The designation of terrorist is a lot trickier to handle, as terrorism and crimes against humanity have been conflated by the Canadian court system since 9/11, Kaushal and Dauvergne said in their report. “This ignores the legitimate uses of violent resistance under international law,” they stated.

The lines were blurred in a 2001 case, when a Tamil refugee from Sri Lanka, Manickavasagam Suresh, faced charges of terrorism. He fundraised for the World Tamil Movement, which supports the Liberation Tigers of Tamil Ealem (LTTE), deemed a terrorist organization by 32 countries.

The Supreme Court refused to consider experts’ testimonies on differentiating between the LTTE’s attacks on civilians and their movement towards self-determination.  Worse, the Suresh case set a precedent for Canadian courts to be able to persecute individuals for an organization’s acts with little proof of what that person was responsible for – in essence,one becomes guilty by association.

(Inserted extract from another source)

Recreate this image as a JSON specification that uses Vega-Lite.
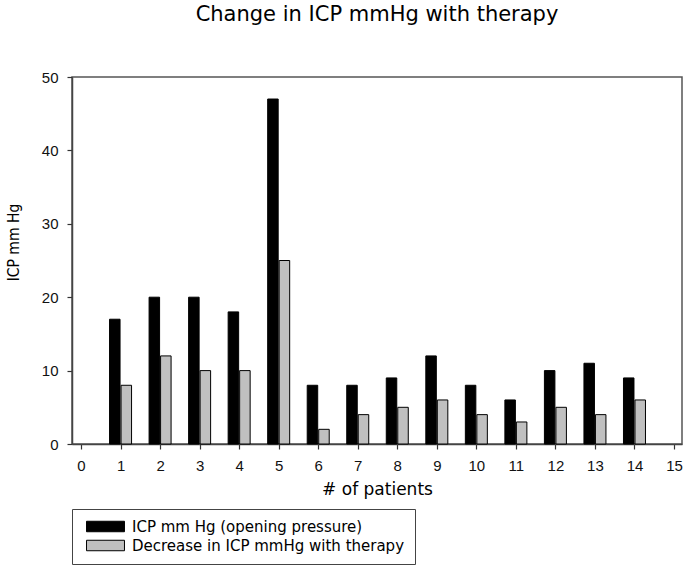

At Figueroa’s court hearing, Immigration Refugee Board adjudicator Otto Nupponen exemplified the broad definition of terrorism in the Suresh case as grounds to deport Figueroa. Nupponen acknowledged that “there’s some legitimacy” to the FMLN’s goal to eliminate death squads, and that it “hardly can be said” that it is a terrorist organization now. He also admitted that Figueroa merely convinced people to “understand new and potentially better political realities”  –  but that he is still inadmissible.

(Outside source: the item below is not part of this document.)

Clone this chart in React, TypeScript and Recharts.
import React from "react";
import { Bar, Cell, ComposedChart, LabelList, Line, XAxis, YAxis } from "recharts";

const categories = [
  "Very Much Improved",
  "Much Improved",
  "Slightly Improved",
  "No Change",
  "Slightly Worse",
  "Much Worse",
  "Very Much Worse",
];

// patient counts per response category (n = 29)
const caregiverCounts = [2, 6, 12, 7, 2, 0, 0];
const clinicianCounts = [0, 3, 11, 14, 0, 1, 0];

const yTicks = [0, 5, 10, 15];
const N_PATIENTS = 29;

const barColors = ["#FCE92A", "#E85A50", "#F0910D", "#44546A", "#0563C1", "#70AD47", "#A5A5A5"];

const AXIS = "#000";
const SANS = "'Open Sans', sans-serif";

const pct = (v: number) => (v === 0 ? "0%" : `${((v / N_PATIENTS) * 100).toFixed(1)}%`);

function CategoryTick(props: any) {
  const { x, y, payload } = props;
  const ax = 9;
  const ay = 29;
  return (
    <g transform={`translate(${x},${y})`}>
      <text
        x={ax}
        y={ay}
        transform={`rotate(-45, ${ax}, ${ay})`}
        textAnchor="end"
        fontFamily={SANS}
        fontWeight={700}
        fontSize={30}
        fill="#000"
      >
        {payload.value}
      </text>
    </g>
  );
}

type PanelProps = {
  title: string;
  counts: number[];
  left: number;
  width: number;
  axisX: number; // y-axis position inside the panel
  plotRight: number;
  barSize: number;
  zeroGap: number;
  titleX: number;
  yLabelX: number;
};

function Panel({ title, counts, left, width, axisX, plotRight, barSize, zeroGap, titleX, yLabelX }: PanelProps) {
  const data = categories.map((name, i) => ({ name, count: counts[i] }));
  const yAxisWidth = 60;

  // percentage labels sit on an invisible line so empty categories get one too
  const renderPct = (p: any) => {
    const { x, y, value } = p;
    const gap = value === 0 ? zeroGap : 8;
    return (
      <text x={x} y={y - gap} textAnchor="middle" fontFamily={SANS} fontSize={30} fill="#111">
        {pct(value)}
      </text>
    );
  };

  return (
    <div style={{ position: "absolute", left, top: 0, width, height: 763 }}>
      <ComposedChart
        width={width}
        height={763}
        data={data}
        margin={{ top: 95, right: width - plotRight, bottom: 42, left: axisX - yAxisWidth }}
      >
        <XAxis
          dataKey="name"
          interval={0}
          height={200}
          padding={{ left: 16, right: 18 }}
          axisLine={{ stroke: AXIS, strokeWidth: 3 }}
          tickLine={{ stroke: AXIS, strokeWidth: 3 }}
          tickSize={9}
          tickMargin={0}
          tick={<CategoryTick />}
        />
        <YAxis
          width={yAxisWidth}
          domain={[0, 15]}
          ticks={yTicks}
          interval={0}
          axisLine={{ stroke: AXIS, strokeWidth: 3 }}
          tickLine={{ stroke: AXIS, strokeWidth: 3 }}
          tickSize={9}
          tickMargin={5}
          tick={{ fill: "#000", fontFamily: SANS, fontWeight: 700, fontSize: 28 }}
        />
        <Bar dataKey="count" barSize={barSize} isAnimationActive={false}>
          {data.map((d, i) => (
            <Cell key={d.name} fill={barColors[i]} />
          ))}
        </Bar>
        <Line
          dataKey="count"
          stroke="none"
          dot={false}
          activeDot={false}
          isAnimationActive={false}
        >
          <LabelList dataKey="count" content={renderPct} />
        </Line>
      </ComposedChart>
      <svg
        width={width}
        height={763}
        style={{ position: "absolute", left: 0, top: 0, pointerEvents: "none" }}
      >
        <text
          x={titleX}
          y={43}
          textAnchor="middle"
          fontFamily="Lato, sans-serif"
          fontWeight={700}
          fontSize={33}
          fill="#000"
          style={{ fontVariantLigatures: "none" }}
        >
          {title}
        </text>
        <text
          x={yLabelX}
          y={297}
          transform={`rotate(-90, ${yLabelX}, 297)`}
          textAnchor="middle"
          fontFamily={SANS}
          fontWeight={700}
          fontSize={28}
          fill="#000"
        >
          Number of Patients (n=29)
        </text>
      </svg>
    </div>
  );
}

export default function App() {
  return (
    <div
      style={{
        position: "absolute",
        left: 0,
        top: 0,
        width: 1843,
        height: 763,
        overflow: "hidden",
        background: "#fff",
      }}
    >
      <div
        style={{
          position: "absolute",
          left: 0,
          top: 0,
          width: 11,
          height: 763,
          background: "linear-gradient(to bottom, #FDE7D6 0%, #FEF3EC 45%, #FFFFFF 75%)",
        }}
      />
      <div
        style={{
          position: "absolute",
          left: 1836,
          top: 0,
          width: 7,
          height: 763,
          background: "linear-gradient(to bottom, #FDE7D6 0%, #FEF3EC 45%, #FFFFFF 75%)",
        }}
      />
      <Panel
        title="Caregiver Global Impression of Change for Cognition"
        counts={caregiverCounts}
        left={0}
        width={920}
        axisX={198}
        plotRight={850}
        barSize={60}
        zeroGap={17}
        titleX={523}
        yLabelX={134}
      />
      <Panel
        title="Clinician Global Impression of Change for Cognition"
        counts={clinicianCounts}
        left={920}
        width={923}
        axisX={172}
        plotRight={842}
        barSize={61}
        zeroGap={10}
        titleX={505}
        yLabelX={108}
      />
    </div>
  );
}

Falling through the cracks

Susan Wong faces another level of refugee exclusion, as her father became a denied refugee claimant when Minister of Immigration Jason Kenney implemented cuts to health care for refugees this past May.

Among the cuts to Interim Federal Health are treatments and medications for prenatal care, emergency cases and chronic diseases – people having heart attacks would not be treated. A recently formed group, Canadian Doctors for Refugee Care, has since rallied in front of MP’s offices, delivered petitions, and banded with other medical professionals to protest the cuts. They assert that the cuts are “unjust” and would cost more to tax payers in the long run.

Jason Wong was diagnosed with cancer and Chronic Obstructive Pulmonary Disease at the exact same time the cuts were introduced. He was directly affected by the slashed services.

Despite the cuts, Susan Wong said that the most “scarring” experience of it all was how her father was treated by CBSA officers when she was around 15 years old.

“My parents didn’t speak English and they dragged my dad out of our house,” she said. “This guy shoved my mom so hard she had fallen and my dad was literally gripping to the sides of the apartment door.” Her father did not have shoes on, so she hesitantly threw him a pair when the officers separated them.

He has since been forced to report to the CBSA once a month but has been granted a more lenient timeframe of once every three months since he was diagnosed with fatal diseases.

As the Wong family are already considered low-income, Susan has to work extra hard to keep her father alive. He has only recently been granted a legal work permit, after almost three decades of residing in Vancouver, with the help of No One Is Illegal and the Wong’s local MP, Peter Julian.

Asked what she would say to Jason Kenney given the chance, Wong sighed, paused and swallowed some tears.

“I would tell him that he’s… made my family’s life a living hell,” she said.

Minister Kenney did not respond to requests for comments on this article.